If you are running Vista, there is an update that you can get which will change the way Windows allocates memory. It will allow programs to use more than 2BG memory, and I noticed a large difference on huge maps with a lot of Civs.
 
I have bought 3Ghz dual core,4gb 800Mhz dual chanel memory latency 4-4-4-12,Asus 8600gts.I prefer extra large maps like Carter or Genghis Kai type.Will game be fast on that comp.,specialy between turns.I have not tried my self yet because of my job,but I want your opinion people on that subject.

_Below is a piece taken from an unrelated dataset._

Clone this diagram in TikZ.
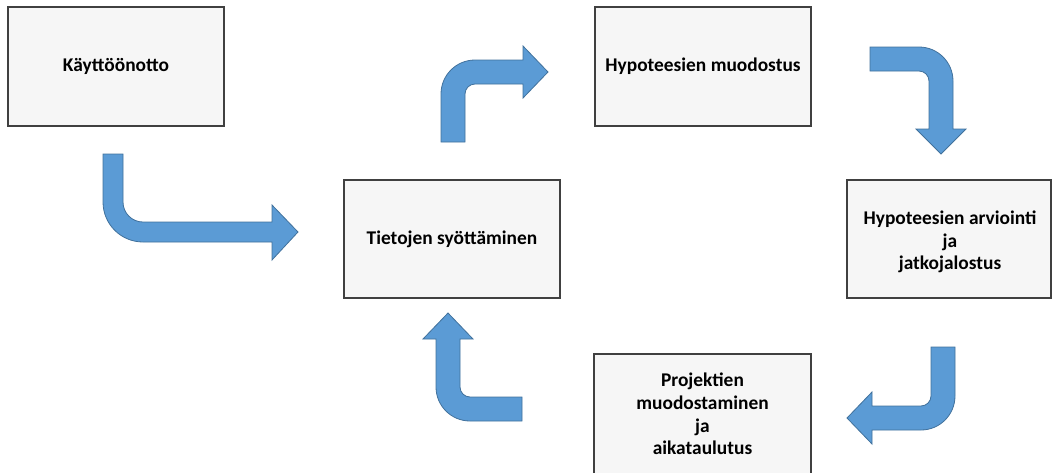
\documentclass[tikz,border=0pt]{standalone}
\usepackage{fontspec}
\setmainfont{Carlito}
\definecolor{boxfill}{HTML}{F6F6F6}
\definecolor{boxline}{HTML}{404040}
\definecolor{arrowfill}{HTML}{5B9BD5}
\definecolor{arrowline}{HTML}{41719C}
\tikzset{
  stage/.style={draw=boxline, line width=1.1pt, fill=boxfill, align=center,
    inner sep=0pt, font=\bfseries\fontsize{19.4}{22.8}\selectfont},
  blockarrow/.style={fill=arrowfill, draw=arrowline, line width=0.8pt, line join=miter}
}
\begin{document}
\begin{tikzpicture}[x=1pt, y=-1pt]
\useasboundingbox (0,0) rectangle (1053,472);

% process stages
\node[stage, minimum width=216pt, minimum height=119pt] (kayt) at (116,66.5) {Käyttöönotto};
\node[stage, minimum width=216pt, minimum height=119pt] (hmuod) at (703,66.5) {Hypoteesien muodostus};
\node[stage, minimum width=216pt, minimum height=118pt] (tiet) at (452,239) {Tietojen syöttäminen};
\node[stage, minimum width=204pt, minimum height=118pt] (harv) at (949,239) {};
\node[align=center, inner sep=0pt, font=\bfseries\fontsize{19.4}{22.8}\selectfont]
  (harvtext) at (950,242) {Hypoteesien arviointi\\ja\\jatkojalostus};
\node[stage, minimum width=217pt, minimum height=124pt] (proj) at (702.5,416) {};
\node[align=center, inner sep=0pt, font=\bfseries\fontsize{19.4}{22.8}\selectfont]
  (projtext) at (702.5,414) {Projektien\\muodostaminen\\ja\\aikataulutus};

% bent block arrows between the stages
% Käyttöönotto -> Tietojen syöttäminen
\draw[blockarrow] (103,154) -- (103,202) .. controls (103,224.1) and (120.9,242) .. (143,242)
  -- (272,242) -- (272,260) -- (298,232) -- (272,205) -- (272,222) -- (143,222)
  .. controls (131.95,222) and (123,213.05) .. (123,202) -- (123,154) -- cycle;

% Tietojen syöttäminen -> Hypoteesien muodostus
\draw[blockarrow] (441,142) -- (441,94) .. controls (441,75.2) and (456.2,60) .. (475,60)
  -- (523,60) -- (523,46) -- (548,72) -- (523,98) -- (523,84) -- (475,84)
  .. controls (469.5,84) and (465,88.5) .. (465,94) -- (465,142) -- cycle;

% Hypoteesien muodostus -> Hypoteesien arviointi
\draw[blockarrow] (870,47) -- (919,47) .. controls (937.8,47) and (953,62.2) .. (953,81)
  -- (953,129) -- (966,129) -- (941,154) -- (916,129) -- (929,129) -- (929,81)
  .. controls (929,75.5) and (924.5,71) .. (919,71) -- (870,71) -- cycle;

% Hypoteesien arviointi -> Projektien muodostaminen
\draw[blockarrow] (955,347) -- (955,396) .. controls (955,414.8) and (939.8,430) .. (921,430)
  -- (872,430) -- (872,444) -- (847,418) -- (872,392) -- (872,406) -- (921,406)
  .. controls (926.5,406) and (931,401.5) .. (931,396) -- (931,347) -- cycle;

% Projektien muodostaminen -> Tietojen syöttäminen
\draw[blockarrow] (522,421) -- (470,421) .. controls (451.2,421) and (436,405.8) .. (436,387)
  -- (436,339) -- (423,339) -- (448,313) -- (473,339) -- (460,339) -- (460,387)
  .. controls (460,392.5) and (464.5,397) .. (470,397) -- (522,397) -- cycle;
\end{tikzpicture}
\end{document}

My system is about the same, using dual 7900, and I play on maps much larger without problems. In fact, I changed the XML for huge to be 400 by 300 and I don't have problems.
 
Will be more than fine for Civ 4, but if you play other games, might want better card.
 
...8 GB of the fastest ram,

No video game running on Windows can ever use 8 gig of RAM. Even with Vista 64 the most it will access is 4, and with Vista 32 or XP it will only be able to address 2. 3 if you include a boot tweak.
 
I've got the 8600 in my laptop and that will not be the bottleneck in Civ4. Frame rate is just fine (and the video card is nearly totally irrelevant to how long your time between turns takes).
 
To paraphrase Sun Tzu:

The pinnacle of skill is not to spend $1000 on a video card, the pinnacle of skill is to spend $100 on a video card that's almost as good.

(The actual quote is more something like "the pinnacle of skill is not to win 100 battles, the pinnacle of skill is to win battles without fighting".)

I find it bordering on obscene to think that one must spend ridiculous amounts of money for marginal performance gains. The gain needs to be proportionate to the money spent. I can't think of any instance in which I would spend $1000 on something when something else that runs at 90% of that speed only costs $100. (I also don't buy intentionally lobotomized hardware unless it's possible to unlobotomize it cheaply.)